## EXERCISE GOAL
Copy the data that follows, character for character, minus the pictures.
——————————
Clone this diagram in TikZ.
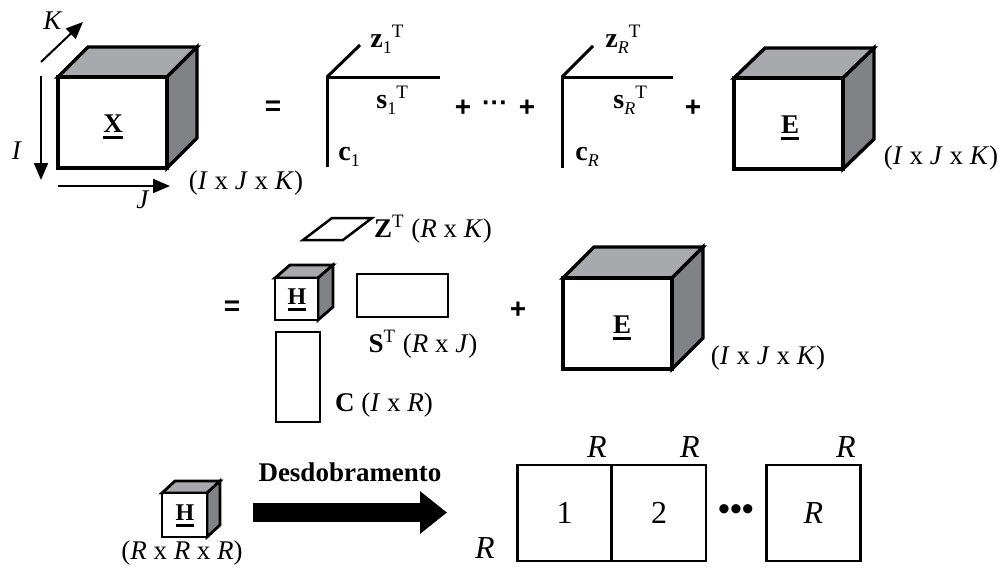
\documentclass[tikz,border=0pt]{standalone}
\usepackage{fontspec}
\setmainfont{Liberation Serif}
\newfontfamily\sansf{Liberation Sans}
\usetikzlibrary{arrows.meta}
\definecolor{topgray}{HTML}{A7A9AC}
\definecolor{sidegray}{HTML}{808285}
% cube: front top-left (#1,#2), front bottom-right (#3,#4), depth offset (#5,#6), line width #7
\newcommand{\tcube}[7]{%
  \filldraw[line width=#7,line join=miter,fill=topgray] (#1,#2) -- ({#1+#5},{#2-#6}) -- ({#3+#5},{#2-#6}) -- (#3,#2) -- cycle;
  \filldraw[line width=#7,line join=miter,fill=sidegray] (#3,#2) -- ({#3+#5},{#2-#6}) -- ({#3+#5},{#4-#6}) -- (#3,#4) -- cycle;
  \filldraw[line width=#7,line join=miter,fill=white] (#1,#2) rectangle (#3,#4);
}
\newcommand{\ubf}[1]{\setbox0\hbox{\textbf{#1}}\rlap{\raisebox{-3pt}{\rule{\wd0}{1.3pt}}}\box0}
\newcommand{\vlab}[3]{{\fontsize{14}{16}\selectfont\textbf{#1}}\raisebox{-3pt}{\fontsize{9}{10}\selectfont #2}\raisebox{5pt}{\fontsize{9.5}{10}\selectfont #3}}
\begin{document}
\begin{tikzpicture}[x=0.5pt,y=-0.5pt,
  every node/.style={font=\fontsize{13.5}{16}\selectfont, inner sep=0pt},
  axis/.style={line width=1pt,-{Triangle[length=8.5pt,width=7pt]}},
  rank/.style={line width=1.5pt,line join=miter},
  op/.style={font=\sansf\bfseries\fontsize{14}{16}\selectfont},
  matbox/.style={draw,line width=1.25pt},
  unfold/.style={draw,line width=1.3pt,minimum width=47pt,minimum height=48pt,font=\fontsize{16}{18}\selectfont},
  big/.style={font=\fontsize{16}{18}\selectfont}]
\useasboundingbox (0,0) rectangle (1001,574);

% ---- top row: X = sum of rank-one terms + E
\tcube{58}{77}{167}{168}{30}{30}{1.7pt}
\node (X) at (113,127) {\ubf{X}};
\coordinate (Ks) at (41,62); \coordinate (Ke) at (83,22);
\coordinate (Is) at (41,76); \coordinate (Ie) at (41,180);
\coordinate (Js) at (58,186); \coordinate (Je) at (170,186);
\draw[axis] (Ks) -- (Ke);
\draw[axis] (Is) -- (Ie);
\draw[axis] (Js) -- (Je);
\node (Klab) at (53,21) {\textit{K}};
\node (Ilab) at (17,151) {\textit{I}};
\node (Jlab) at (143,200) {\textit{J}};
\node (dimX) at (246,183) {(\textit{I} x \textit{J} x \textit{K})};

\node[op] (eq1) at (273,108) {=};

\coordinate (o1) at (327,77); \coordinate (o1c) at (327,167);
\coordinate (o1s) at (440,77); \coordinate (o1z) at (360,45);
\draw[rank] (o1c) -- (o1) -- (o1s);
\draw[rank] (o1) -- (o1z);
\node[anchor=base west] (z1) at (370,47) {\vlab{z}{1}{T}};
\node[anchor=base west] (s1) at (376,108) {\vlab{s}{1}{T}};
\node[anchor=base west] (c1) at (338,160) {\vlab{c}{1}{}};

\node[op] (plus1) at (463,108) {+};
\node[op,font=\sansf\bfseries\fontsize{13}{16}\selectfont] (dots1) at (495,106) {···};
\node[op] (plus2) at (527,108) {+};

\coordinate (oR) at (562,77); \coordinate (oRc) at (562,168);
\coordinate (oRs) at (673,77); \coordinate (oRz) at (593,46);
\draw[rank] (oRc) -- (oR) -- (oRs);
\draw[rank] (oR) -- (oRz);
\node[anchor=base west] (zR) at (605,47) {\vlab{z}{\textit{R}}{T}};
\node[anchor=base west] (sR) at (613,108) {\vlab{s}{\textit{R}}{T}};
\node[anchor=base west] (cR) at (575,160) {\vlab{c}{\textit{R}}{}};

\node[op] (plus3) at (693,108) {+};
\tcube{734}{78}{843}{169}{31}{30}{1.7pt}
\node (E1) at (790,128) {\ubf{E}};
\node (dimE1) at (941,158) {(\textit{I} x \textit{J} x \textit{K})};

% ---- middle row: Tucker-like form
\node[op] (eq2) at (232,308) {=};
\draw[line width=1.25pt,line join=miter] (303,240) -- (343,240) -- (372,218) -- (332,218) -- cycle;
\node (ZT) at (433,229) {\textbf{Z}\textsuperscript{T} (\textit{R} x \textit{K})};
\tcube{275}{278}{318}{320}{15}{13}{1.4pt}
\node[font=\fontsize{12}{14}\selectfont] (H1) at (297,300) {\ubf{H}};
\node[matbox,minimum width=45.5pt,minimum height=21.5pt] (S) at (402.5,295.5) {};
\node (ST) at (423,344) {\textbf{S}\textsuperscript{T} (\textit{R} x \textit{J})};
\node[matbox,minimum width=22pt,minimum height=45pt] (C) at (298,377) {};
\node (Clab) at (384,405) {\textbf{C} (\textit{I} x \textit{R})};

\node[op] (plus4) at (518,310) {+};
\tcube{563}{278}{672}{369}{31}{31}{1.7pt}
\node (E2) at (622,328) {\ubf{E}};
\node (dimE2) at (768,358) {(\textit{I} x \textit{J} x \textit{K})};

% ---- bottom row: unfolding of H
\tcube{162}{493}{207}{537}{13}{12}{1.4pt}
\node[font=\fontsize{12}{14}\selectfont] (H2) at (185,516) {\ubf{H}};
\node (dimH) at (182,553) {(\textit{R} x \textit{R} x \textit{R})};
\node[font=\fontsize{13.5}{16}\selectfont\bfseries] (unf) at (350,472) {Desdobramento};
\coordinate (as) at (253,512.5); \coordinate (ae) at (447,512.5);
\draw[line width=9.5pt,-{Triangle[length=13.5pt,width=20.5pt]}] (as) -- (ae);

\node[unfold] (b1) at (564.5,513) {1};
\node[unfold] (b2) at (659,513) {2};
\node[unfold] (b3) at (813.5,513) {\textit{R}};
\node[font=\sansf\fontsize{17}{18}\selectfont] (dots2) at (736,513) {•••};
\node[big] (r1) at (597,447) {\textit{R}};
\node[big] (r2) at (690,447) {\textit{R}};
\node[big] (r3) at (846,447) {\textit{R}};
\node[big] (r4) at (485,548) {\textit{R}};
\end{tikzpicture}
\end{document}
——————————
## SOLUTION FOR THIS PROBLEM
Clone this diagram in TikZ.
\documentclass[tikz,border=0pt]{standalone}
\usepackage{fontspec}
\setmainfont{Liberation Serif}
\newfontfamily\sansf{Liberation Sans}
\usetikzlibrary{arrows.meta}
\definecolor{topgray}{HTML}{A7A9AC}
\definecolor{sidegray}{HTML}{808285}
% cube: front top-left (#1,#2), front bottom-right (#3,#4), depth offset (#5,#6), line width #7
\newcommand{\tcube}[7]{%
  \filldraw[line width=#7,line join=miter,fill=topgray] (#1,#2) -- ({#1+#5},{#2-#6}) -- ({#3+#5},{#2-#6}) -- (#3,#2) -- cycle;
  \filldraw[line width=#7,line join=miter,fill=sidegray] (#3,#2) -- ({#3+#5},{#2-#6}) -- ({#3+#5},{#4-#6}) -- (#3,#4) -- cycle;
  \filldraw[line width=#7,line join=miter,fill=white] (#1,#2) rectangle (#3,#4);
}
\newcommand{\ubf}[1]{\setbox0\hbox{\textbf{#1}}\rlap{\raisebox{-3pt}{\rule{\wd0}{1.3pt}}}\box0}
\newcommand{\vlab}[3]{{\fontsize{14}{16}\selectfont\textbf{#1}}\raisebox{-3pt}{\fontsize{9}{10}\selectfont #2}\raisebox{5pt}{\fontsize{9.5}{10}\selectfont #3}}
\begin{document}
\begin{tikzpicture}[x=0.5pt,y=-0.5pt,
  every node/.style={font=\fontsize{13.5}{16}\selectfont, inner sep=0pt},
  axis/.style={line width=1pt,-{Triangle[length=8.5pt,width=7pt]}},
  rank/.style={line width=1.5pt,line join=miter},
  op/.style={font=\sansf\bfseries\fontsize{14}{16}\selectfont},
  matbox/.style={draw,line width=1.25pt},
  unfold/.style={draw,line width=1.3pt,minimum width=47pt,minimum height=48pt,font=\fontsize{16}{18}\selectfont},
  big/.style={font=\fontsize{16}{18}\selectfont}]
\useasboundingbox (0,0) rectangle (1001,574);

% ---- top row: X = sum of rank-one terms + E
\tcube{58}{77}{167}{168}{30}{30}{1.7pt}
\node (X) at (113,127) {\ubf{X}};
\coordinate (Ks) at (41,62); \coordinate (Ke) at (83,22);
\coordinate (Is) at (41,76); \coordinate (Ie) at (41,180);
\coordinate (Js) at (58,186); \coordinate (Je) at (170,186);
\draw[axis] (Ks) -- (Ke);
\draw[axis] (Is) -- (Ie);
\draw[axis] (Js) -- (Je);
\node (Klab) at (53,21) {\textit{K}};
\node (Ilab) at (17,151) {\textit{I}};
\node (Jlab) at (143,200) {\textit{J}};
\node (dimX) at (246,183) {(\textit{I} x \textit{J} x \textit{K})};

\node[op] (eq1) at (273,108) {=};

\coordinate (o1) at (327,77); \coordinate (o1c) at (327,167);
\coordinate (o1s) at (440,77); \coordinate (o1z) at (360,45);
\draw[rank] (o1c) -- (o1) -- (o1s);
\draw[rank] (o1) -- (o1z);
\node[anchor=base west] (z1) at (370,47) {\vlab{z}{1}{T}};
\node[anchor=base west] (s1) at (376,108) {\vlab{s}{1}{T}};
\node[anchor=base west] (c1) at (338,160) {\vlab{c}{1}{}};

\node[op] (plus1) at (463,108) {+};
\node[op,font=\sansf\bfseries\fontsize{13}{16}\selectfont] (dots1) at (495,106) {···};
\node[op] (plus2) at (527,108) {+};

\coordinate (oR) at (562,77); \coordinate (oRc) at (562,168);
\coordinate (oRs) at (673,77); \coordinate (oRz) at (593,46);
\draw[rank] (oRc) -- (oR) -- (oRs);
\draw[rank] (oR) -- (oRz);
\node[anchor=base west] (zR) at (605,47) {\vlab{z}{\textit{R}}{T}};
\node[anchor=base west] (sR) at (613,108) {\vlab{s}{\textit{R}}{T}};
\node[anchor=base west] (cR) at (575,160) {\vlab{c}{\textit{R}}{}};

\node[op] (plus3) at (693,108) {+};
\tcube{734}{78}{843}{169}{31}{30}{1.7pt}
\node (E1) at (790,128) {\ubf{E}};
\node (dimE1) at (941,158) {(\textit{I} x \textit{J} x \textit{K})};

% ---- middle row: Tucker-like form
\node[op] (eq2) at (232,308) {=};
\draw[line width=1.25pt,line join=miter] (303,240) -- (343,240) -- (372,218) -- (332,218) -- cycle;
\node (ZT) at (433,229) {\textbf{Z}\textsuperscript{T} (\textit{R} x \textit{K})};
\tcube{275}{278}{318}{320}{15}{13}{1.4pt}
\node[font=\fontsize{12}{14}\selectfont] (H1) at (297,300) {\ubf{H}};
\node[matbox,minimum width=45.5pt,minimum height=21.5pt] (S) at (402.5,295.5) {};
\node (ST) at (423,344) {\textbf{S}\textsuperscript{T} (\textit{R} x \textit{J})};
\node[matbox,minimum width=22pt,minimum height=45pt] (C) at (298,377) {};
\node (Clab) at (384,405) {\textbf{C} (\textit{I} x \textit{R})};

\node[op] (plus4) at (518,310) {+};
\tcube{563}{278}{672}{369}{31}{31}{1.7pt}
\node (E2) at (622,328) {\ubf{E}};
\node (dimE2) at (768,358) {(\textit{I} x \textit{J} x \textit{K})};

% ---- bottom row: unfolding of H
\tcube{162}{493}{207}{537}{13}{12}{1.4pt}
\node[font=\fontsize{12}{14}\selectfont] (H2) at (185,516) {\ubf{H}};
\node (dimH) at (182,553) {(\textit{R} x \textit{R} x \textit{R})};
\node[font=\fontsize{13.5}{16}\selectfont\bfseries] (unf) at (350,472) {Desdobramento};
\coordinate (as) at (253,512.5); \coordinate (ae) at (447,512.5);
\draw[line width=9.5pt,-{Triangle[length=13.5pt,width=20.5pt]}] (as) -- (ae);

\node[unfold] (b1) at (564.5,513) {1};
\node[unfold] (b2) at (659,513) {2};
\node[unfold] (b3) at (813.5,513) {\textit{R}};
\node[font=\sansf\fontsize{17}{18}\selectfont] (dots2) at (736,513) {•••};
\node[big] (r1) at (597,447) {\textit{R}};
\node[big] (r2) at (690,447) {\textit{R}};
\node[big] (r3) at (846,447) {\textit{R}};
\node[big] (r4) at (485,548) {\textit{R}};
\end{tikzpicture}
\end{document}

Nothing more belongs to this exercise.